Starting at the first line of the data, please print exactly those lines through the one that holds "width=3.2pt] (10,7) rectangle (1561,477);", omitting every picture.

--- Start of GIVEN INFORMATION ---

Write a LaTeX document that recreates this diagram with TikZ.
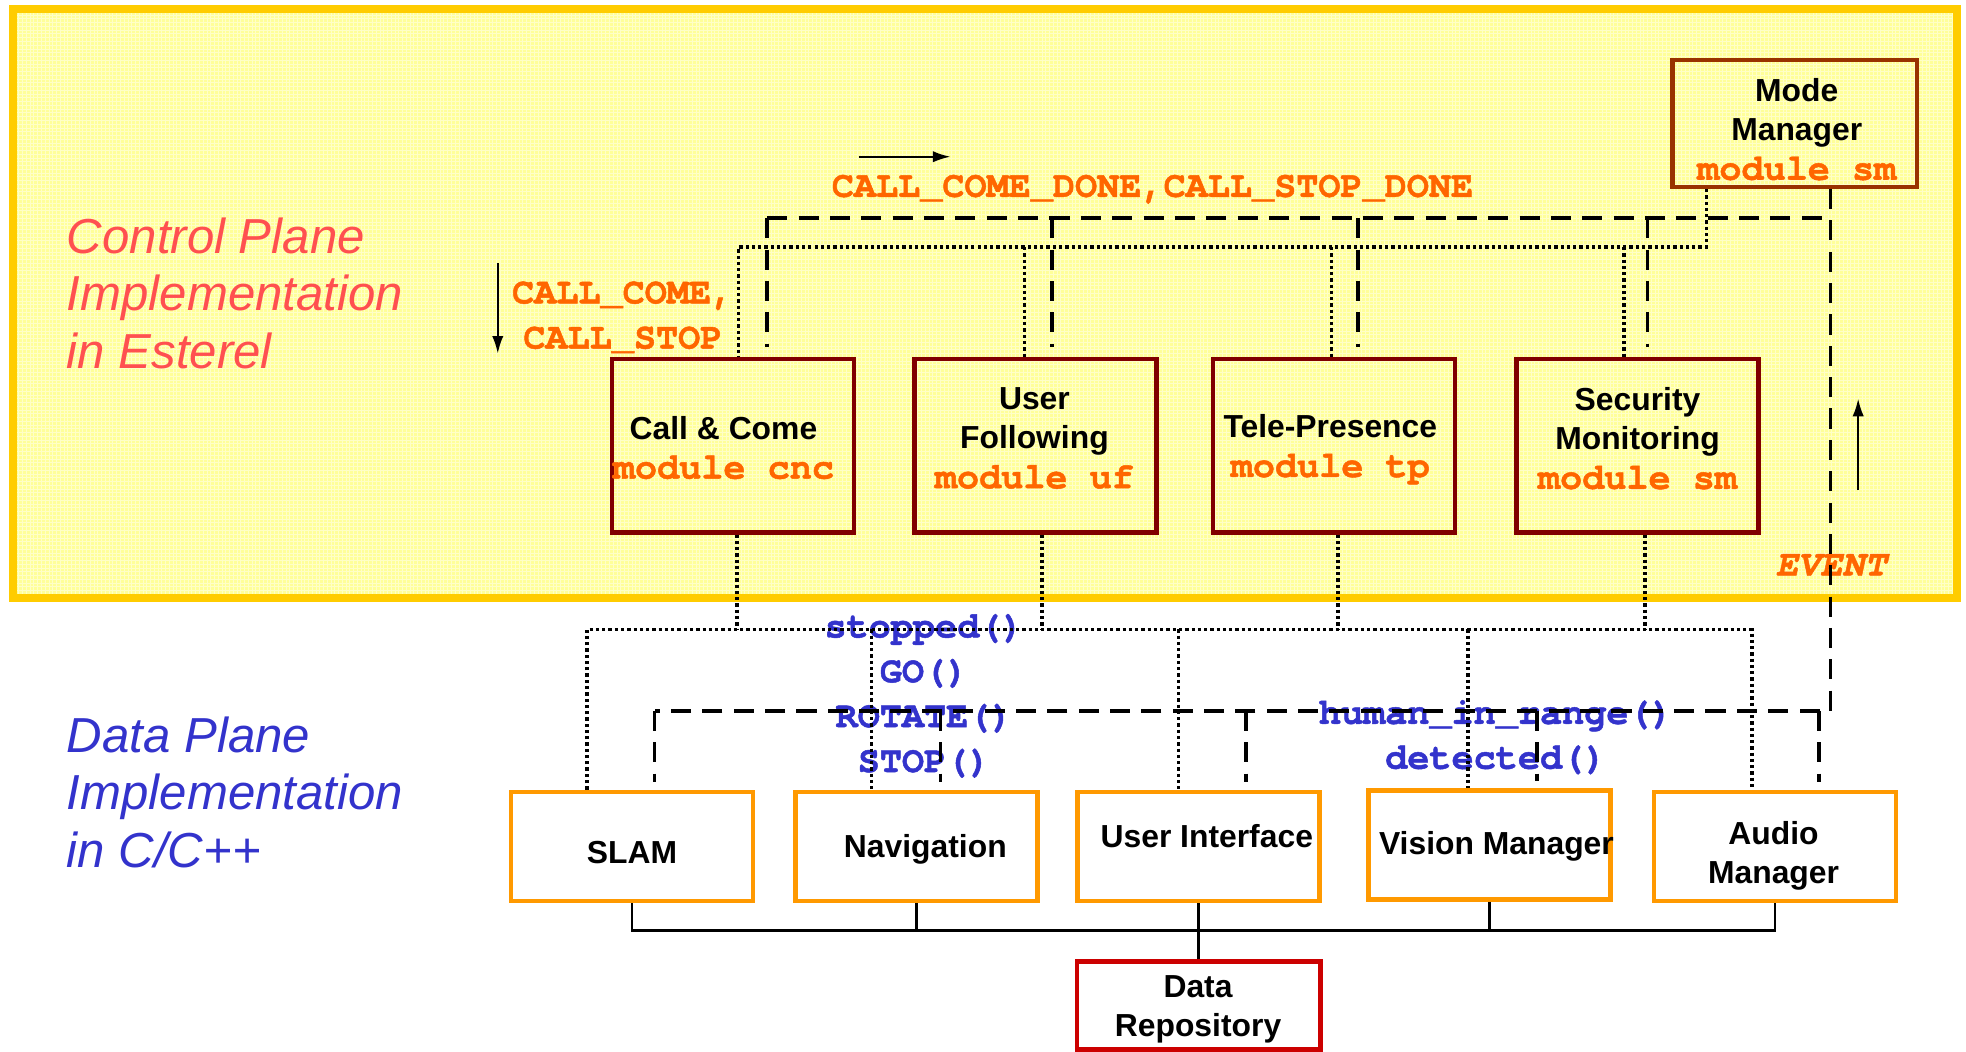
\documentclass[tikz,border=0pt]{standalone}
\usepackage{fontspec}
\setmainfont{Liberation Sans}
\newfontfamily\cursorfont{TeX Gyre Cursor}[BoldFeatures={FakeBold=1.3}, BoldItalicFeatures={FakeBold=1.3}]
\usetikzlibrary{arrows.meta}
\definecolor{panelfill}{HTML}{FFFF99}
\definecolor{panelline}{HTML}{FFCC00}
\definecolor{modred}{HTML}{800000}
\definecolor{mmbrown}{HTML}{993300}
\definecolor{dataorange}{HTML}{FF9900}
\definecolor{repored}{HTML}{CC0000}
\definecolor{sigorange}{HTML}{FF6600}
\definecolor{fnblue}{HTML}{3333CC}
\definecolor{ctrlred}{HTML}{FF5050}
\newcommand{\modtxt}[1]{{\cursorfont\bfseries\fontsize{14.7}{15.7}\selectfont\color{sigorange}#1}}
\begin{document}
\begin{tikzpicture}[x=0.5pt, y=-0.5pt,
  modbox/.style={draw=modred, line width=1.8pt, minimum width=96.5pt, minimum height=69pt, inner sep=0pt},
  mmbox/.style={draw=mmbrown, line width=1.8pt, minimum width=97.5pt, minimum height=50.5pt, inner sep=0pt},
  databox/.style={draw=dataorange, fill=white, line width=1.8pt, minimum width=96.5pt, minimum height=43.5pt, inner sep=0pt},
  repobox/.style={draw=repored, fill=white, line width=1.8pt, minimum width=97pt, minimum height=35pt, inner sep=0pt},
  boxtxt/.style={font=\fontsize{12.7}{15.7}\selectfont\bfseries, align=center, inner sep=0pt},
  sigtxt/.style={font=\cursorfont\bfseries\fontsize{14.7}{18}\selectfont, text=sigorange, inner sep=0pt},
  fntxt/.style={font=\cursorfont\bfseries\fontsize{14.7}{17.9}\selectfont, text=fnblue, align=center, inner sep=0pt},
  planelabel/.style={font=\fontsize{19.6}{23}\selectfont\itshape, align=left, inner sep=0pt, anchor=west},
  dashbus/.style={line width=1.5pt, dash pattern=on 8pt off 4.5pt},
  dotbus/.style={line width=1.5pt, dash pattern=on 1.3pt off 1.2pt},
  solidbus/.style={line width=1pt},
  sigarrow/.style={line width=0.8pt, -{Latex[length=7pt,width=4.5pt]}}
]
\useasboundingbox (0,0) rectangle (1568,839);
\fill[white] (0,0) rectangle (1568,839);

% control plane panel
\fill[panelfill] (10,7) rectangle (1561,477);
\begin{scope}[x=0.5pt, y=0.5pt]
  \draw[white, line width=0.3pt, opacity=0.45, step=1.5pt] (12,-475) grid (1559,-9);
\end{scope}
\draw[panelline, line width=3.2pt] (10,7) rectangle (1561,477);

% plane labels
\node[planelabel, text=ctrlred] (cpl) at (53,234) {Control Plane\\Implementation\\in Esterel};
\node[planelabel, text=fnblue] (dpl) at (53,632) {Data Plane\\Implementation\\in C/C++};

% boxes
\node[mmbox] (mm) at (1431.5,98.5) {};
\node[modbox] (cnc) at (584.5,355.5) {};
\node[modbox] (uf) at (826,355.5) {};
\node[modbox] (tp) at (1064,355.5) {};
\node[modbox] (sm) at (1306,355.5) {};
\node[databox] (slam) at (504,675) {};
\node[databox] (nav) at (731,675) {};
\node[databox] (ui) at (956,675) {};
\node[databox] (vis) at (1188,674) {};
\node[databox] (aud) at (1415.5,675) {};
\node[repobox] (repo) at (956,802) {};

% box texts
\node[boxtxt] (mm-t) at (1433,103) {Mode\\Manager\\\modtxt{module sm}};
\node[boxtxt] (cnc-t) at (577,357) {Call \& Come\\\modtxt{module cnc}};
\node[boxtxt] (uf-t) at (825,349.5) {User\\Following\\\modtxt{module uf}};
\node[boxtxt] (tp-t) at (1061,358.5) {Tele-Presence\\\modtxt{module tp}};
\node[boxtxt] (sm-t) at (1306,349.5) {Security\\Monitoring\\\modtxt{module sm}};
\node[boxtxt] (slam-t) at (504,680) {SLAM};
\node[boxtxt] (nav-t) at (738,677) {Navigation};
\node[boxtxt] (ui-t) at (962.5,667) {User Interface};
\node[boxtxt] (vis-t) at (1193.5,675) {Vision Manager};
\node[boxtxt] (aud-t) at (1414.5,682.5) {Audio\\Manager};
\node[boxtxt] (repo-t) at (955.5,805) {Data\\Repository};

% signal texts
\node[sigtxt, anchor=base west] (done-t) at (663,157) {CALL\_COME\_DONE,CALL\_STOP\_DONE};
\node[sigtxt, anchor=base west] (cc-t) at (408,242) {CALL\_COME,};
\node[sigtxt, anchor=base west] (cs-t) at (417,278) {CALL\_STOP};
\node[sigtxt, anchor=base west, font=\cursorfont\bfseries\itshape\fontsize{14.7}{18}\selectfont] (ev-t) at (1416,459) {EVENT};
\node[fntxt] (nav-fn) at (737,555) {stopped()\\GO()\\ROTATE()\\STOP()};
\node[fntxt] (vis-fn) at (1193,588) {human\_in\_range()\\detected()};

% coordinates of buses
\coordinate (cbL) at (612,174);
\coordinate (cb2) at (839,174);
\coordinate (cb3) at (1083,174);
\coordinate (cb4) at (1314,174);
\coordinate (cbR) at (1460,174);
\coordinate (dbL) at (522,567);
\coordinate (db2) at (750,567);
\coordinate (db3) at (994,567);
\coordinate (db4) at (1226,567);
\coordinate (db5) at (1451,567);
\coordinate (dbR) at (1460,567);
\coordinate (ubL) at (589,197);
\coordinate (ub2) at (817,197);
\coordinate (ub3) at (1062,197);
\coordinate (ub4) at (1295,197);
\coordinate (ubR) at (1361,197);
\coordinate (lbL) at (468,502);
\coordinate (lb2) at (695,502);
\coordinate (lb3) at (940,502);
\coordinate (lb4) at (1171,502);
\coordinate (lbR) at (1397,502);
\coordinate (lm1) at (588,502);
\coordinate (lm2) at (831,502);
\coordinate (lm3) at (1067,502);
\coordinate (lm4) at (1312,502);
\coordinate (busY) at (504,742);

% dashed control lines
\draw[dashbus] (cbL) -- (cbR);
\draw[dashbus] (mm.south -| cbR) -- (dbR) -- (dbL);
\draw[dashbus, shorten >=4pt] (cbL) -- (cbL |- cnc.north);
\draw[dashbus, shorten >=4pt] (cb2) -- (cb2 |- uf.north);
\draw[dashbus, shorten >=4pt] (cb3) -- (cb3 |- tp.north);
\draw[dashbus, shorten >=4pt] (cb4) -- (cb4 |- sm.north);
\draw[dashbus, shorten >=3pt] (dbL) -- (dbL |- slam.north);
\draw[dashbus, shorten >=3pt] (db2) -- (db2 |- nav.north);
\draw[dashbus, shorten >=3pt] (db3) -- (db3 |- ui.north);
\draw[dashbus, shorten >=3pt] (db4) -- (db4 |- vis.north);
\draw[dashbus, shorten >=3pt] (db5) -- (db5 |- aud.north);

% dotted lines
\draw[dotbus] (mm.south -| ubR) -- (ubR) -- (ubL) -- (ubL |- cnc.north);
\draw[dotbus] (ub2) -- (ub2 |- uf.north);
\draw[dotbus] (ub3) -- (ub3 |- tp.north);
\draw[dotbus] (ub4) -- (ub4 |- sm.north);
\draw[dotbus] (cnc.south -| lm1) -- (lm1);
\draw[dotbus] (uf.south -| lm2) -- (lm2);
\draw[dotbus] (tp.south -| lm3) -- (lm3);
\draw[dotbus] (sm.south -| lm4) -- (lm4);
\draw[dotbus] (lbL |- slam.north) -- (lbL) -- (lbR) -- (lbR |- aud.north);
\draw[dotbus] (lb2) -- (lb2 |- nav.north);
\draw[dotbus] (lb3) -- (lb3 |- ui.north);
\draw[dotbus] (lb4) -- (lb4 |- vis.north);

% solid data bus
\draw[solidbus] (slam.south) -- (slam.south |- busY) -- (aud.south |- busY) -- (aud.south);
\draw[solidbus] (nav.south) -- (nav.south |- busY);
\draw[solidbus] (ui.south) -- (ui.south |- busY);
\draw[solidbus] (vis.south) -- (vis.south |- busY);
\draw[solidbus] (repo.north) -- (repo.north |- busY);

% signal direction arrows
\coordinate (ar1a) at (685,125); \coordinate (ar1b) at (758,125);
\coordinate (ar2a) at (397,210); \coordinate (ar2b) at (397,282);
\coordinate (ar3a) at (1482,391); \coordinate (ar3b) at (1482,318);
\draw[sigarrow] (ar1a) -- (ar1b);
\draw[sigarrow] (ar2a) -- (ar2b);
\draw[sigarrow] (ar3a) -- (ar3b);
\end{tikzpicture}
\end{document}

--- End of GIVEN INFORMATION ---

FULL RESPONSE
Write a LaTeX document that recreates this diagram with TikZ.
\documentclass[tikz,border=0pt]{standalone}
\usepackage{fontspec}
\setmainfont{Liberation Sans}
\newfontfamily\cursorfont{TeX Gyre Cursor}[BoldFeatures={FakeBold=1.3}, BoldItalicFeatures={FakeBold=1.3}]
\usetikzlibrary{arrows.meta}
\definecolor{panelfill}{HTML}{FFFF99}
\definecolor{panelline}{HTML}{FFCC00}
\definecolor{modred}{HTML}{800000}
\definecolor{mmbrown}{HTML}{993300}
\definecolor{dataorange}{HTML}{FF9900}
\definecolor{repored}{HTML}{CC0000}
\definecolor{sigorange}{HTML}{FF6600}
\definecolor{fnblue}{HTML}{3333CC}
\definecolor{ctrlred}{HTML}{FF5050}
\newcommand{\modtxt}[1]{{\cursorfont\bfseries\fontsize{14.7}{15.7}\selectfont\color{sigorange}#1}}
\begin{document}
\begin{tikzpicture}[x=0.5pt, y=-0.5pt,
  modbox/.style={draw=modred, line width=1.8pt, minimum width=96.5pt, minimum height=69pt, inner sep=0pt},
  mmbox/.style={draw=mmbrown, line width=1.8pt, minimum width=97.5pt, minimum height=50.5pt, inner sep=0pt},
  databox/.style={draw=dataorange, fill=white, line width=1.8pt, minimum width=96.5pt, minimum height=43.5pt, inner sep=0pt},
  repobox/.style={draw=repored, fill=white, line width=1.8pt, minimum width=97pt, minimum height=35pt, inner sep=0pt},
  boxtxt/.style={font=\fontsize{12.7}{15.7}\selectfont\bfseries, align=center, inner sep=0pt},
  sigtxt/.style={font=\cursorfont\bfseries\fontsize{14.7}{18}\selectfont, text=sigorange, inner sep=0pt},
  fntxt/.style={font=\cursorfont\bfseries\fontsize{14.7}{17.9}\selectfont, text=fnblue, align=center, inner sep=0pt},
  planelabel/.style={font=\fontsize{19.6}{23}\selectfont\itshape, align=left, inner sep=0pt, anchor=west},
  dashbus/.style={line width=1.5pt, dash pattern=on 8pt off 4.5pt},
  dotbus/.style={line width=1.5pt, dash pattern=on 1.3pt off 1.2pt},
  solidbus/.style={line width=1pt},
  sigarrow/.style={line width=0.8pt, -{Latex[length=7pt,width=4.5pt]}}
]
\useasboundingbox (0,0) rectangle (1568,839);
\fill[white] (0,0) rectangle (1568,839);

% control plane panel
\fill[panelfill] (10,7) rectangle (1561,477);
\begin{scope}[x=0.5pt, y=0.5pt]
  \draw[white, line width=0.3pt, opacity=0.45, step=1.5pt] (12,-475) grid (1559,-9);
\end{scope}
\draw[panelline, line width=3.2pt] (10,7) rectangle (1561,477);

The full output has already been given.